Infrastructure decisions should consider not only how to enter a platform, but also how to leave it. Growth, pricing, regional strategy, compliance, and team capacity can change. Without an exit path, future migration becomes expensive and risky.
Core accounts should remain customer-controlled
Domains, cloud platforms, object storage, repositories, and billing accounts are best held by the customer or long-term legal entity. Suppliers collaborate through delegated access. External personal accounts may feel convenient but create future risk.
Data export needs verification
Databases, object storage, form leads, journal content, logs, and configuration should have known export paths. Do not wait until termination to discover that some data requires manual copy or source files are missing. Export capability needs sample tests.
Compatibility is not a magic button
S3 compatibility, standard HTTP, container deployment, and open-source tools reduce migration cost, but permissions, lifecycle, CDN rules, transcoding templates, and alerts may still differ. Record what is portable and what is provider-specific.

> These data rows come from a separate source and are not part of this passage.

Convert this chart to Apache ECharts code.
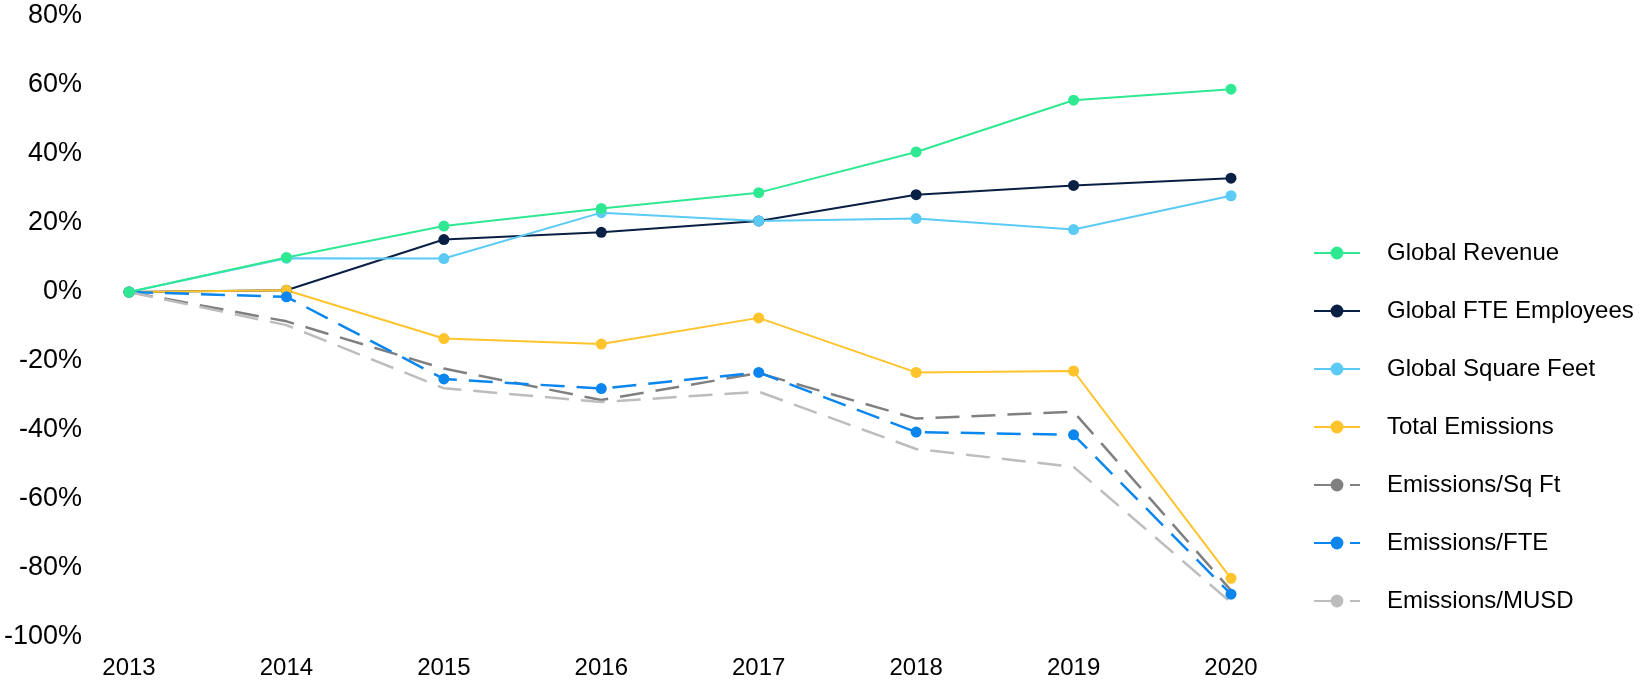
<!DOCTYPE html>
<html>
<head>
<meta charset="utf-8">
<script src="https://cdn.jsdelivr.net/npm/echarts@6/dist/echarts.min.js"></script>
<style>
html,body{margin:0;padding:0;background:#fff;}
#chart{width:1641px;height:685px;}
</style>
</head>
<body>
<div id="chart"></div>
<script>
const years = ['2013','2014','2015','2016','2017','2018','2019','2020'];
const globalRevenue = [0, 10.0, 19.1, 24.2, 28.8, 40.6, 55.6, 58.8];
const globalFTE = [0, 0.5, 15.2, 17.3, 20.6, 28.2, 30.9, 33.0];
const globalSqFt = [0, 9.8, 9.7, 23.0, 20.6, 21.3, 18.1, 27.9];
const totalEmissions = [0, 0.5, -13.5, -15.1, -7.5, -23.3, -22.9, -83.0];
const emissionsSqFt = [0, -8.5, -22.2, -31.3, -23.5, -36.7, -34.7, -86.5];
const emissionsFTE = [0, -1.4, -25.2, -28.0, -23.3, -40.6, -41.4, -87.6];
const emissionsMUSD = [0, -9.6, -27.9, -31.9, -28.9, -45.5, -50.7, -90.0];
const yTicks = {min: -100, max: 80, interval: 20};

const font = 'Arial, "Liberation Sans", sans-serif';
function solid(name, data, color, z) {
  return {name, type: 'line', data, z: z || 2, symbol: 'circle', symbolSize: 11,
    lineStyle: {color, width: 2}, itemStyle: {color}};
}
function dashed(name, data, color, showSym) {
  return {name, type: 'line', data, symbol: 'circle', symbolSize: 11, showSymbol: showSym,
    lineStyle: {color, width: 2.5, type: [24, 12]}, itemStyle: {color}};
}
const chart = echarts.init(document.getElementById('chart'));
chart.setOption({
  animation: false,
  backgroundColor: '#fff',
  grid: {left: 129, right: 410, top: 16, bottom: 48},
  legend: {
    orient: 'vertical', left: 1308, top: 236, itemGap: 34,
    itemWidth: 46, itemHeight: 16,
    textStyle: {fontSize: 24, color: '#000', fontFamily: font, padding: [0, 0, 0, 22]},
    data: ['Global Revenue','Global FTE Employees','Global Square Feet','Total Emissions','Emissions/Sq Ft','Emissions/FTE','Emissions/MUSD']
  },
  xAxis: {
    type: 'category', data: years, boundaryGap: false,
    axisLine: {show: false}, axisTick: {show: false}, splitLine: {show: false},
    axisLabel: {fontSize: 24, color: '#000', fontFamily: font, margin: 19}
  },
  yAxis: {
    type: 'value', min: yTicks.min, max: yTicks.max, interval: yTicks.interval,
    axisLine: {show: false}, axisTick: {show: false}, splitLine: {show: false},
    axisLabel: {fontSize: 27, color: '#000', fontFamily: font, margin: 47, formatter: '{value}%'}
  },
  series: [
    solid('Global Revenue', globalRevenue, '#2FE892', 5),
    solid('Global FTE Employees', globalFTE, '#0A1F44'),
    solid('Global Square Feet', globalSqFt, '#5BCBF5'),
    solid('Total Emissions', totalEmissions, '#FFC32B'),
    dashed('Emissions/Sq Ft', emissionsSqFt, '#808080', false),
    dashed('Emissions/FTE', emissionsFTE, '#0A86EE', true),
    dashed('Emissions/MUSD', emissionsMUSD, '#BDBDBD', false)
  ]
});
</script>
</body>
</html>
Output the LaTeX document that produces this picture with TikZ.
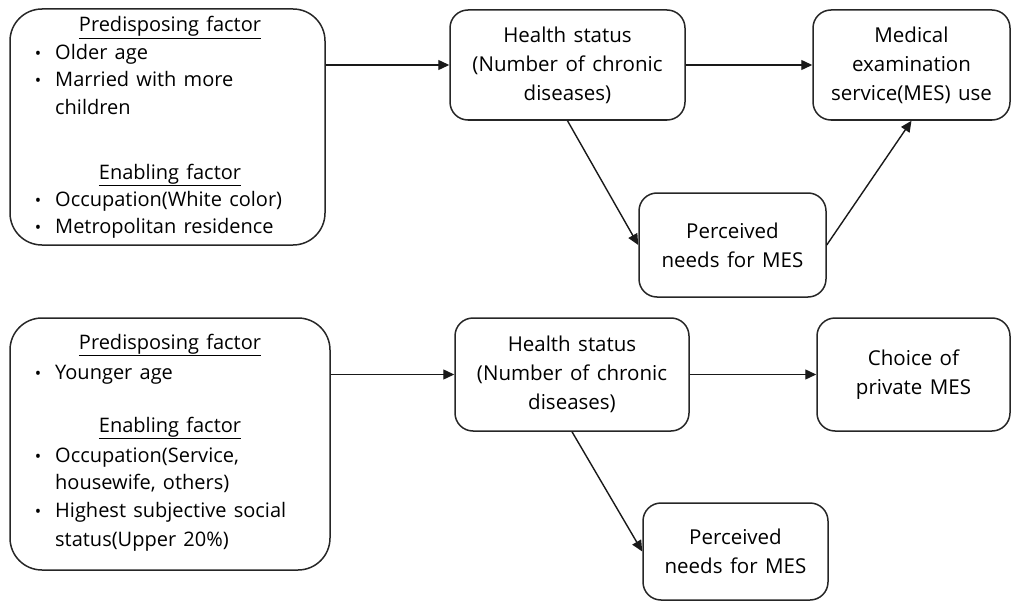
\documentclass[tikz,border=0pt]{standalone}
\usepackage{fontspec}
\setmainfont[WordSpace=1.4]{Open Sans}
\usetikzlibrary{arrows.meta}
\begin{document}
\begin{tikzpicture}[x=1pt,y=-1pt,
 box/.style={draw=black!85, line width=1.5pt, rounded corners=18pt, inner sep=0pt, align=center, font=\fontsize{20.5}{29}\selectfont},
 bigbox/.style={draw=black!85, line width=1.5pt, rounded corners=32pt, inner sep=0pt},
 txt/.style={anchor=base west, inner sep=0pt, font=\fontsize{20}{27}\selectfont},
 hd/.style={anchor=base, inner sep=0pt, font=\fontsize{20}{27}\selectfont},
 bul/.style={anchor=base, inner sep=0pt, font=\fontsize{17}{27}\selectfont},
 arr/.style={line width=1.4pt, draw=black!90, -{Triangle[length=11pt,width=10pt]}}]
\useasboundingbox (0,0) rectangle (1013,602);

% ---------- top row ----------
\node[bigbox, minimum width=315pt, minimum height=236pt] (L1) at (167.5,127) {};
\node[hd] (l1h1) at (170,32) {\underline{Predisposing factor}};
\node[bul] (l1b1) at (38,60) {\textbullet};
\node[txt] (l1t1) at (55,60) {Older age};
\node[bul] (l1b2) at (38,87) {\textbullet};
\node[txt] (l1t2) at (55,87) {Married with more};
\node[txt] (l1t3) at (55,114) {children};
\node[hd] (l1h2) at (170,179) {\underline{Enabling factor}};
\node[bul] (l1b3) at (38,206) {\textbullet};
\node[txt] (l1t4) at (55,206) {Occupation(White color)};
\node[bul] (l1b4) at (38,233) {\textbullet};
\node[txt] (l1t5) at (55,233) {Metropolitan residence};

\node[box, minimum width=235pt, minimum height=110pt] (H1) at (567.5,65) {Health status\\(Number of chronic\\diseases)};
\node[box, minimum width=197pt, minimum height=110pt] (M1) at (911.5,65) {Medical\\examination\\service(MES) use};
\node[box, minimum width=187pt, minimum height=104pt] (P1) at (732.5,245) {Perceived\\needs for MES};

\draw[arr] (L1.east |- H1.west) -- (H1.west);
\draw[arr] (H1.east) -- (M1.west);
\draw[arr] (H1.south) -- (P1.west);
\draw[arr] (P1.east) -- (M1.south);

% ---------- bottom row ----------
\node[bigbox, minimum width=320pt, minimum height=252pt] (L2) at (170,444) {};
\node[hd] (l2h1) at (170,349) {\underline{Predisposing factor}};
\node[bul] (l2b1) at (38,379) {\textbullet};
\node[txt] (l2t1) at (55,379) {Younger age};
\node[hd] (l2h2) at (170,432) {\underline{Enabling factor}};
\node[bul] (l2b2) at (38,462) {\textbullet};
\node[txt] (l2t2) at (55,462) {Occupation(Service,};
\node[txt] (l2t3) at (55,489) {housewife, others)};
\node[bul] (l2b3) at (38,517) {\textbullet};
\node[txt] (l2t4) at (55,517) {Highest subjective social};
\node[txt] (l2t5) at (55,546) {status(Upper 20\%)};

\node[box, minimum width=234pt, minimum height=113pt] (H2) at (572,374.5) {Health status\\(Number of chronic\\diseases)};
\node[box, minimum width=193pt, minimum height=113pt] (C2) at (913.5,374.5) {Choice of\\private MES};
\node[box, minimum width=185pt, minimum height=97pt] (P2) at (735.5,551.5) {Perceived\\needs for MES};

\draw[arr] (L2.east |- H2.west) -- (H2.west);
\draw[arr] (H2.east) -- (C2.west);
\draw[arr] (H2.south) -- (P2.west);
\end{tikzpicture}
\end{document}
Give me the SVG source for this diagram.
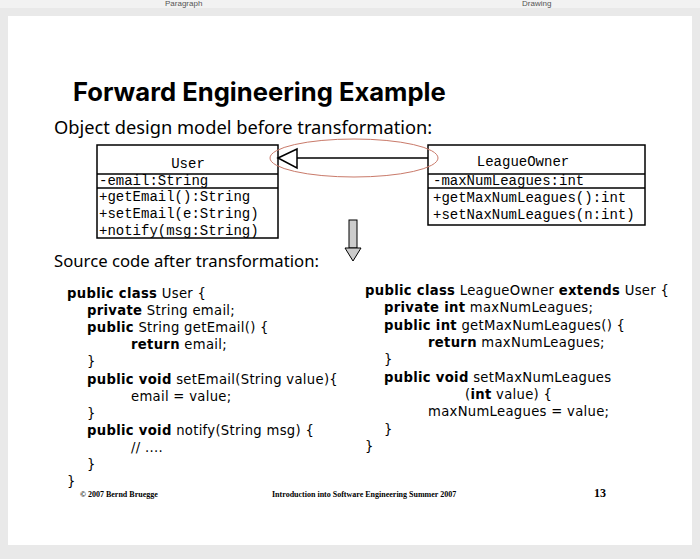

| Asset | Exit need | Prepare early |
|---|---|---|
| Domain/DNS | Cutover | Customer account and TTL record |
| Data | Complete export | Backup and sample restore |
| Object storage | Files and permissions | Naming rules and inventory |
| Application | Rebuild runtime | Config, dependencies, startup docs |
Exit planning is governance, not distrust
Mature cooperation is not afraid of exit discussion. A clear exit path makes customers more comfortable with the current route because critical assets are not locked away.